Having a blue period? Try a pick-me-up from a virtual tribute artist

    When I announced that I intended to study the history of art at university, plenty of people in my orbit told me I was wasting my time. History of art, they guffawed — what’s the point of that? In their view, art was a hopeless indulgence with all the import of a bubble bath. They were wrong, of course. If you care about art, art cares for you. But quite how wrong they were was never as obvious as it is today.

    The longer we shelter from the coronavirus in our burrows, the clearer it becomes that art is a lifeline. We may no longer be able to see it in the flesh — in galleries, in museums — but, hey, look who’s driven a Hummer into the plague to save us. It’s that Jason Statham of aesthetic survival, the internet.

    A digital renaissance is exploding in the ether. And it wasn’t the big galleries and famous artists who triggered it. As if to prove that as a species we are hard-wired to be visually creative and absolutely gagging to be noticed, the most inventive contributions have come from those little munchkins beloved of LS Lowry — the man and woman in the street.

    On Instagram and Twitter, accounts showcasing the work of famous artists have turned up at a rate no one could have predicted. With pictures of David Hockney and Tracey Emin popping up where portraits of the account holder usually sit, you assume it’s the artists themselves who are online.

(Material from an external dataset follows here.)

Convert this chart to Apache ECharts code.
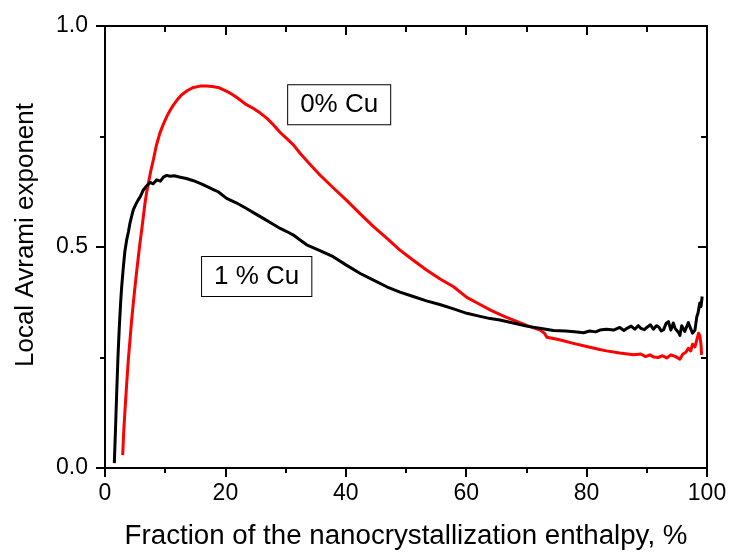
<!DOCTYPE html>
<html>
<head>
<meta charset="utf-8">
<script src="https://cdn.jsdelivr.net/npm/echarts@6/dist/echarts.min.js"></script>
<style>
  html, body { margin: 0; padding: 0; background: #fff; }
  #chart { width: 732px; height: 557px; }
</style>
</head>
<body>
<div id="chart"></div>
<script>
// Local Avrami exponent vs. fraction of the nanocrystallization enthalpy (%)
const cu1X = [1.55, 1.75, 1.94, 2.15, 2.38, 2.6, 2.77, 3.05, 3.3, 3.6, 3.9, 4.15, 4.4, 4.7, 5.1, 5.5, 5.9, 6.37, 6.9, 7.5,
  8.0, 8.6, 9.2, 9.7, 10.25, 10.8, 11.5, 12.5, 13.5, 14.7, 15.8, 16.9, 18.0, 18.8, 20.2, 21.8, 23.5, 25.0, 26.5, 28.0,
  29.1, 30.2, 31.3, 32.4, 33.5, 35.7, 37.9, 40.1, 42.4, 44.6, 46.8, 49.0, 51.2, 53.4, 55.6, 57.9, 60.1, 62.3, 64.0, 65.6,
  67.8, 70.0, 72.2, 74.5, 76.5, 78.0, 79.5, 80.5, 81.5, 82.2, 83.3, 84.5, 85.5, 86.2, 86.7, 87.4, 88.0, 88.6, 89.0, 89.6,
  90.0, 90.6, 91.1, 91.6, 92.0, 92.4, 92.8, 93.2, 93.6, 94.0, 94.4, 94.7, 95.0, 95.3, 95.5, 95.8, 96.0, 96.3, 96.5, 96.9,
  97.2, 97.6, 98.0, 98.3, 98.5, 98.8, 99.0, 99.2];
const cu1Y = [0.011, 0.09, 0.169, 0.25, 0.32, 0.375, 0.41, 0.455, 0.49, 0.516, 0.535, 0.554, 0.568, 0.584, 0.596, 0.606, 0.615, 0.629, 0.638, 0.646,
  0.643, 0.652, 0.649, 0.658, 0.662, 0.66, 0.661, 0.658, 0.655, 0.65, 0.644, 0.637, 0.63, 0.625, 0.61, 0.6, 0.587, 0.575, 0.563, 0.551,
  0.542, 0.535, 0.527, 0.516, 0.505, 0.492, 0.478, 0.459, 0.44, 0.425, 0.41, 0.398, 0.388, 0.378, 0.37, 0.36, 0.35, 0.343, 0.338, 0.335,
  0.328, 0.321, 0.316, 0.311, 0.31, 0.308, 0.306, 0.31, 0.308, 0.312, 0.314, 0.312, 0.318, 0.311, 0.316, 0.321, 0.314, 0.322, 0.316, 0.313,
  0.318, 0.324, 0.314, 0.322, 0.319, 0.31, 0.313, 0.327, 0.331, 0.312, 0.328, 0.316, 0.315, 0.306, 0.3, 0.322, 0.325, 0.309, 0.312, 0.329,
  0.318, 0.305, 0.312, 0.342, 0.35, 0.373, 0.365, 0.388];

const cu0X = [2.94, 3.1, 3.32, 3.6, 3.87, 4.15, 4.43, 4.7, 4.98, 5.26, 5.54, 5.8, 6.09, 6.36, 6.64, 6.9, 7.2, 7.6, 8.03, 8.5,
  9.1, 9.7, 10.25, 10.8, 11.35, 12.0, 12.7, 13.7, 14.7, 15.8, 16.9, 17.8, 18.8, 19.8, 20.8, 21.6, 22.4, 23.5, 24.6, 25.8,
  26.9, 28.0, 29.1, 30.2, 31.3, 32.4, 34.0, 35.7, 37.9, 40.1, 42.4, 44.6, 46.8, 49.0, 51.2, 53.4, 55.6, 57.9, 60.1, 62.3,
  64.2, 66.5, 68.9, 70.6, 72.3, 73.0, 73.4, 75.5, 77.8, 80.0, 82.2, 83.3, 85.5, 87.8, 89.0, 89.8, 90.5, 91.2, 91.9, 92.6,
  93.3, 94.0, 94.8, 95.5, 96.0, 96.5, 96.9, 97.3, 97.6, 98.0, 98.3, 98.6, 98.8, 99.0, 99.1];
const cu0Y = [0.029, 0.08, 0.131, 0.19, 0.244, 0.29, 0.335, 0.373, 0.41, 0.445, 0.478, 0.508, 0.538, 0.568, 0.599, 0.622, 0.644, 0.672, 0.697, 0.728,
  0.757, 0.778, 0.795, 0.809, 0.821, 0.833, 0.844, 0.854, 0.861, 0.864, 0.864, 0.863, 0.861, 0.855, 0.848, 0.841, 0.833, 0.822, 0.814, 0.803,
  0.791, 0.776, 0.759, 0.745, 0.731, 0.712, 0.688, 0.663, 0.634, 0.606, 0.575, 0.546, 0.52, 0.493, 0.47, 0.448, 0.428, 0.41, 0.386, 0.37,
  0.356, 0.342, 0.329, 0.32, 0.312, 0.305, 0.296, 0.29, 0.282, 0.275, 0.268, 0.265, 0.26, 0.256, 0.258, 0.252, 0.256, 0.251, 0.25, 0.254,
  0.249, 0.256, 0.252, 0.246, 0.258, 0.262, 0.271, 0.265, 0.28, 0.274, 0.29, 0.305, 0.3, 0.28, 0.256];

const xTicks = [0, 20, 40, 60, 80, 100];
const yTickLabels = ['0.0', '0.5', '1.0'];

// Curve labels, anchored in data coordinates
const seriesLabels = [
  { text: '0% Cu', at: [38.9, 0.822] },
  { text: '1 % Cu', at: [25.2, 0.433] }
];

const FONT = "'Liberation Sans', Arial, sans-serif";
const zip = (xs, ys) => xs.map((x, i) => [x, ys[i]]);

const chart = echarts.init(document.getElementById('chart'), null, { renderer: 'canvas' });

const frameLine = { show: true, onZero: false, lineStyle: { color: '#000', width: 2 } };

chart.setOption({
  backgroundColor: '#fff',
  animation: false,
  grid: { left: 105, right: 25, top: 26, bottom: 89, containLabel: false },
  xAxis: [
    {
      type: 'value', position: 'bottom', min: 0, max: 100, interval: 20,
      axisLine: frameLine,
      axisTick: { show: true, inside: false, length: 9, lineStyle: { color: '#000', width: 2 } },
      minorTick: { show: true, splitNumber: 2, length: 5, lineStyle: { color: '#000', width: 2 } },
      splitLine: { show: false },
      axisLabel: {
        margin: 14, color: '#000', fontSize: 23, fontFamily: FONT,
        formatter: v => (xTicks.indexOf(v) >= 0 ? String(v) : '')
      },
      name: 'Fraction of the nanocrystallization enthalpy, %',
      nameLocation: 'middle', nameGap: 54,
      nameTextStyle: { color: '#000', fontSize: 27.7, fontFamily: FONT }
    },
    {
      type: 'value', position: 'top', min: 0, max: 100, interval: 20,
      axisLine: frameLine,
      axisTick: { show: true, inside: true, length: 9, lineStyle: { color: '#000', width: 2 } },
      minorTick: { show: true, splitNumber: 2, length: 6, lineStyle: { color: '#000', width: 2 } },
      splitLine: { show: false },
      axisLabel: { show: false }
    }
  ],
  yAxis: [
    {
      type: 'value', position: 'left', min: 0, max: 1, interval: 0.5,
      axisLine: frameLine,
      axisTick: { show: true, inside: false, length: 9, lineStyle: { color: '#000', width: 2 } },
      minorTick: { show: true, splitNumber: 2, length: 5, lineStyle: { color: '#000', width: 2 } },
      splitLine: { show: false },
      axisLabel: {
        margin: 17, color: '#000', fontSize: 23, fontFamily: FONT,
        formatter: v => yTickLabels[Math.round(v * 2)] || ''
      },
      name: 'Local Avrami exponent',
      nameLocation: 'middle', nameGap: 66,
      nameTextStyle: { color: '#000', fontSize: 26, fontFamily: FONT, padding: [0, 0, 0, 24] }
    },
    {
      type: 'value', position: 'right', min: 0, max: 1, interval: 0.5,
      axisLine: frameLine,
      axisTick: { show: true, inside: true, length: 9, lineStyle: { color: '#000', width: 2 } },
      minorTick: { show: true, splitNumber: 2, length: 6, lineStyle: { color: '#000', width: 2 } },
      splitLine: { show: false },
      axisLabel: { show: false }
    }
  ],
  series: [
    {
      name: '1 % Cu', type: 'line', xAxisIndex: 0, yAxisIndex: 0,
      data: zip(cu1X, cu1Y), showSymbol: false, symbol: 'none',
      lineStyle: { color: '#000', width: 3, join: 'round' }, z: 3
    },
    {
      name: '0% Cu', type: 'line', xAxisIndex: 0, yAxisIndex: 0,
      data: zip(cu0X, cu0Y), showSymbol: false, symbol: 'none',
      lineStyle: { color: '#ff0000', width: 3, join: 'round' }, z: 2
    }
  ]
});

// Boxed curve labels placed through the grid's coordinate system
chart.setOption({
  graphic: seriesLabels.map(l => {
    const p = chart.convertToPixel({ gridIndex: 0 }, l.at);
    return {
      type: 'text', x: p[0], y: p[1], z: 10,
      style: {
        text: l.text, font: "26px 'Liberation Sans', Arial, sans-serif", fill: '#000',
        align: 'center', verticalAlign: 'middle',
        backgroundColor: '#fff', borderColor: '#000', borderWidth: 1,
        padding: [7, 12, 6, 12]
      }
    };
  })
});
</script>
</body>
</html>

    But it isn’t the real Hockney or Emin flooding Instagram and Twitter with their daily art; it’s actually Joe and Joanna Bloggs, posting from “fan accounts”. In pop music, tribute bands are old hat. Tribute artists are new.

    At my latest count, there were at least six Hockneys in action on Instagram, none of whom is Hockney. There are two or three Renoirs as well, and perhaps five Degases. Plus a couple of Gauguins. A Ravilious. A Berthe Morisot.

    All they do, these pretend greats, is regularly post a picture by their chosen artist, and perhaps add a morsel of information about it. It’s enough to build up huge followings. When I last looked at Rembrandt’s Eyes, an Instagram account that posts scattergun pictures of Old Master drawings, it had 27,700 followers. I thought that was a lot until I started to follow the pretend Picasso (@ppablopicasso) and realised he had 50,200 followers. I thought that was a lot until I discovered the pretend Van Gogh (@vincent_van_gogh_love). Non-Vincent Vincent has 91,600 followers.

    Compare that with my own account, artywaldy (only 6,600 followers), and you have unshakable proof of the huge appetite for a daily dose of familiar, gentle art history. I, by the way, also have four fake accounts devoted to me. Nothing ever happens on them, but a few hundred art enthusiasts clock on regularly to experience this beautiful nothingness. I guess they must be minimalists.

    The creative hunger of the public seems also to have jolted the official art world into action. Until about March, the impact of galleries and museums on the digital universe amounted to zero. Every gallery had a website. Some artists were online now and then. Yet the websites were limp; the artists hesitant; the territory neglected.

    That changed in about April, when the first lockdown started to bite. Suddenly, galleries began putting on inventive online displays. Suddenly there were links, films, interviews with curators and directors. Like a cheeky mole, art began popping up unexpectedly around the internet. First it was here. Then it was there. Soon it was all over the lawn.

    When Covid-19 shut the art fairs, they responded by inventing an online treat called the “viewing room”. Instead of going to an actual art fair and strolling from booth to booth, you could sit at home and mouse from space to space, seeing what every gallery had to offer.

    It worked so well that in June, the David Zwirner Gallery sold a sculpture by Jeff Koons from its online viewing room for $8m. In the Covid world, seeing things “in the flesh” no longer seemed as important as it had done.

    As the old Polish saying goes: When you’re hungry, you’ll eat the potato peel. And, boy, does it taste good!